LONDON: British minister Michael Gove headed to Brussels on Monday to tackle post-Brexit trade issues relating to Northern Ireland, the government said.
Gove will meet European Commission vice president Maros Sefcovic as the government prepares to re-submit a draft law with clauses that would strip the EU from having a say on post-Brexit trade involving Northern Ireland.
The meeting -- separate to deadlocked talks on a wider trade deal -- was seen by commentators as laying the ground for Britain to potentially row back on the contentious clauses, if agreement can be found on the deal.
The planned talks were confirmed by Sefcovic, who said he and Gove would discuss the Northern Ireland Protocol under Britain's EU divorce treaty.

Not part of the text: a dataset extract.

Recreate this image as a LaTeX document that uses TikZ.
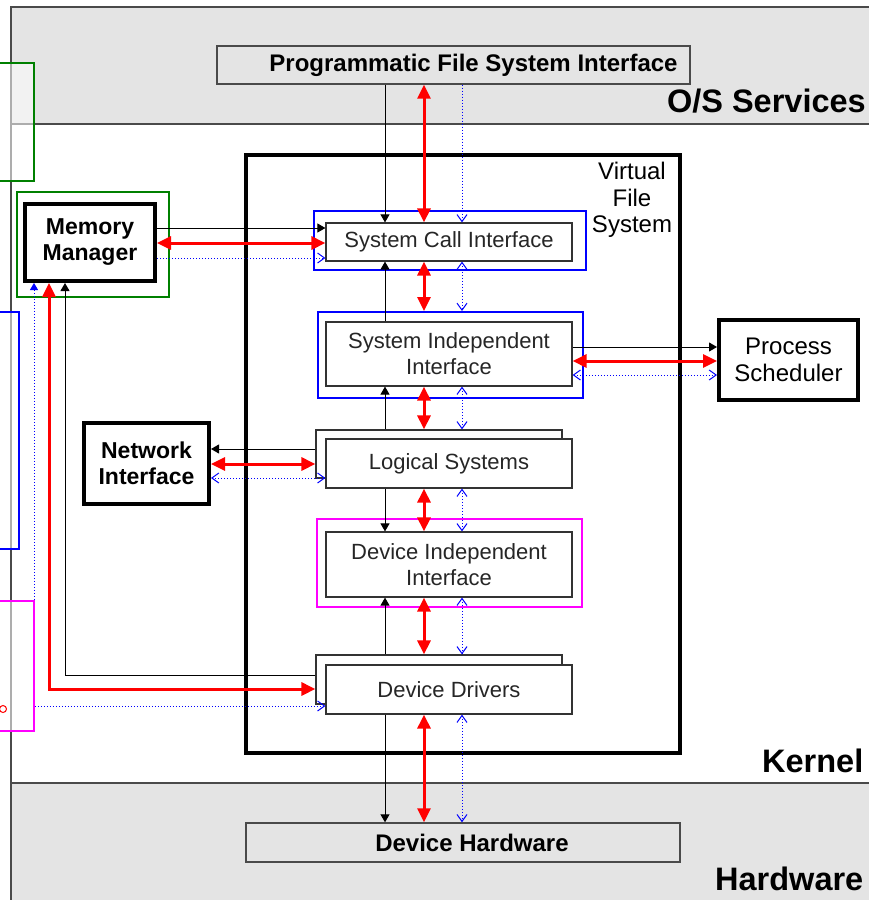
\documentclass[tikz,border=0pt]{standalone}
\usepackage{fontspec}
\setmainfont{Liberation Sans}
\usetikzlibrary{arrows.meta}
\definecolor{bandgray}{HTML}{E4E4E4}
\definecolor{linegray}{HTML}{4A4A4A}
\definecolor{linkred}{HTML}{FF0000}
\definecolor{linkblue}{HTML}{0000FF}
\definecolor{boxgreen}{HTML}{008000}
\definecolor{boxmagenta}{HTML}{FF00FF}
\tikzset{
  blktip/.tip={Triangle[length=8pt,width=9pt]},
  redtip/.tip={Triangle[length=14pt,width=13pt]},
  bluetip/.tip={Straight Barb[length=7pt,width=10pt]},
  bluefill/.tip={Triangle[length=7pt,width=8pt]},
  frameline/.style={draw=linegray, line width=1.4pt},
  layerlabel/.style={font=\bfseries\fontsize{32.5}{35}\selectfont, inner sep=0pt, anchor=base west},
  layerbox/.style={draw=linegray, line width=1.4pt, fill=bandgray, inner sep=0pt,
    font=\bfseries\fontsize{24}{28}\selectfont},
  inner/.style={draw=black!80, line width=1.2pt, fill=white, inner sep=0pt, align=center,
    text=black!85, font=\fontsize{22}{26}\selectfont},
  shadowbox/.style={draw=black!80, line width=1.2pt, fill=white, inner sep=0pt},
  ringbox/.style={line width=2pt, inner sep=0pt},
  heavy/.style={draw=black, line width=4pt, fill=white, inner sep=0pt, align=center,
    font=\bfseries\fontsize{23}{26}\selectfont},
  heavyplain/.style={heavy, font=\fontsize{24}{27}\selectfont},
  blk/.style={draw=black, line width=1pt, arrows={-blktip}},
  redlink/.style={draw=linkred, line width=3pt, arrows={redtip-redtip}},
  bluelink/.style={draw=linkblue, line width=1pt, dash pattern=on 1pt off 2pt, arrows={-bluetip}},
  bluelinks/.style={bluelink, arrows={bluetip-bluetip}},
  partbox/.style={line width=2pt, fill=white, fill opacity=0.55, draw opacity=1},
}
\begin{document}
\begin{tikzpicture}[x=1pt,y=-1pt]
\useasboundingbox (0,0) rectangle (868,900);

% layer bands
\fill[bandgray] (11,7) rectangle (880,124);
\fill[bandgray] (11,783) rectangle (880,910);
\draw[frameline] (880,7) -- (11,7) -- (11,910);
\draw[frameline] (11,124) -- (880,124);
\draw[frameline] (11,783) -- (880,783);

\node[layerlabel, anchor=base east] (oslabel) at (866,112) {O/S Services};
\node[layerlabel] (kernellabel) at (762,772) {Kernel};
\node[layerlabel] (hwlabel) at (715,890) {Hardware};

% interface boxes in the outer layers
\node[layerbox, minimum width=473pt, minimum height=38pt] (pfsi) at (453.5,65)
  {\hspace*{40pt}Programmatic File System Interface};
\node[layerbox, minimum width=434pt, minimum height=39pt] (dh) at (463,842.5)
  {\hspace*{18pt}Device Hardware};

% virtual file system
\node[draw=black, line width=4pt, minimum width=434pt, minimum height=598pt, inner sep=0pt] (vfs) at (463,454) {};
\node[align=center, inner sep=0pt, font=\fontsize{24}{26.5}\selectfont] (vfslabel) at (632,200) {Virtual\\File\\System};

% coloured frames around the layers
\node[ringbox, draw=linkblue, minimum width=272pt, minimum height=59pt] (sciO) at (450,240.5) {};
\node[ringbox, draw=linkblue, minimum width=265pt, minimum height=86pt] (siiO) at (450.5,355) {};
\node[ringbox, draw=boxmagenta, minimum width=265pt, minimum height=88pt] (diiO) at (449.5,563) {};

% layers
\node[inner, minimum width=246pt, minimum height=38pt] (sci) at (449,242) {System Call Interface};
\node[inner, minimum width=246pt, minimum height=64pt] (sii) at (449,354) {System Independent\\Interface};
\node[shadowbox, minimum width=246pt, minimum height=48pt] (lsS) at (439,454) {};
\node[inner, minimum width=246pt, minimum height=49pt] (ls) at (449,463.5) {Logical Systems};
\node[inner, minimum width=246pt, minimum height=65pt] (dii) at (449,564.5) {Device Independent\\Interface};
\node[shadowbox, minimum width=246pt, minimum height=49pt] (ddS) at (439,679.5) {};
\node[inner, minimum width=246pt, minimum height=49pt] (dd) at (449,689.5) {Device Drivers};

% neighbouring subsystems
\node[ringbox, draw=boxgreen, minimum width=152pt, minimum height=105pt] (mmO) at (93,244.5) {};
\node[heavy, minimum width=130pt, minimum height=77pt] (mm) at (90,242.5) {Memory\\Manager};
\node[heavy, minimum width=125pt, minimum height=81pt] (ni) at (146.5,463.5) {Network\\Interface};
\node[heavyplain, minimum width=139pt, minimum height=80pt] (ps) at (788.5,360) {Process\\Scheduler};

% columns and rows used by the links
\coordinate (colK) at (385,0);
\coordinate (colR) at (424,0);
\coordinate (colB) at (462,0);
\coordinate (mmK) at (65,0);
\coordinate (mmR) at (49,0);
\coordinate (mmB) at (34,0);

% vertical links
\draw[blk] (pfsi.south -| colK) -- (sci.north -| colK);
\draw[redlink] (pfsi.south -| colR) -- (sci.north -| colR);
\draw[bluelink] (pfsi.south -| colB) -- (sci.north -| colB);

\draw[blk] (sii.north -| colK) -- (sci.south -| colK);
\draw[redlink] (sci.south -| colR) -- (siiO.north -| colR);
\draw[bluelinks] (sci.south -| colB) -- (siiO.north -| colB);

\draw[blk] (lsS.north -| colK) -- (sii.south -| colK);
\draw[redlink] (sii.south -| colR) -- (lsS.north -| colR);
\draw[bluelinks] (sii.south -| colB) -- (lsS.north -| colB);

\draw[blk] (ls.south -| colK) -- (dii.north -| colK);
\draw[redlink] (ls.south -| colR) -- (dii.north -| colR);
\draw[bluelinks] (ls.south -| colB) -- (dii.north -| colB);

\draw[blk] (ddS.north -| colK) -- (dii.south -| colK);
\draw[redlink] (dii.south -| colR) -- (ddS.north -| colR);
\draw[bluelinks] (dii.south -| colB) -- (ddS.north -| colB);

\draw[blk] (dd.south -| colK) -- (dh.north -| colK);
\draw[redlink] (dd.south -| colR) -- (dh.north -| colR);
\draw[bluelinks] (dd.south -| colB) -- (dh.north -| colB);

% memory manager <-> system call interface
\draw[blk] (mm.east |- 0,228) -- (sci.west |- 0,228);
\draw[redlink] (mm.east |- 0,243) -- (sci.west |- 0,243);
\draw[bluelink] (mm.east |- 0,258) -- (sci.west |- 0,258);

% system independent interface <-> process scheduler
\draw[blk] (sii.east |- 0,347) -- (ps.west |- 0,347);
\draw[redlink] (sii.east |- 0,361) -- (ps.west |- 0,361);
\draw[bluelinks] (sii.east |- 0,375) -- (ps.west |- 0,375);

% logical systems <-> network interface
\draw[blk] (lsS.west |- 0,449) -- (ni.east |- 0,449);
\draw[redlink] (ni.east |- 0,464) -- (lsS.west |- 0,464);
\draw[bluelinks] (ni.east |- 0,478) -- (ls.west |- 0,478);

% device drivers <-> memory manager
\draw[blk] (ddS.west |- 0,675) -| (mm.south -| mmK);
\draw[redlink] (mm.south -| mmR) |- (ddS.west |- 0,689);
\draw[bluelink, arrows={bluefill-bluetip}] (mm.south -| mmB) |- (dd.west |- 0,706);

% subsystems cut off at the left edge
\draw[partbox, draw=boxgreen] (-10,63) rectangle (34,181);
\draw[partbox, draw=linkblue] (-10,312) rectangle (19,549);
\draw[partbox, draw=boxmagenta] (-10,601) rectangle (34,731);
\draw[linkred, line width=1pt] (3,709) circle (3.5);
\end{tikzpicture}
\end{document}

"We are working hard to make sure it is fully operational as of 1 January 2021," the EU official tweeted.
Britain formally left the EU in January, nearly four years after a referendum, but is bound by most of its rules until the end of the year.
As the two sides battle over their future relationship, Britain admits the Northern Ireland provisions in the internal market bill violate the divorce treaty, but are needed as a "legal safety net" in case of no deal.
The UK parliament's upper House of Lords has voted to remove the offending clauses, but the government says it will restore them in the House of Commons when the bill is re-submitted later on Monday.
The EU says the clauses are a fundamental breach of trust and imperil the wider trade negotiation and has taken Britain to court over the issue.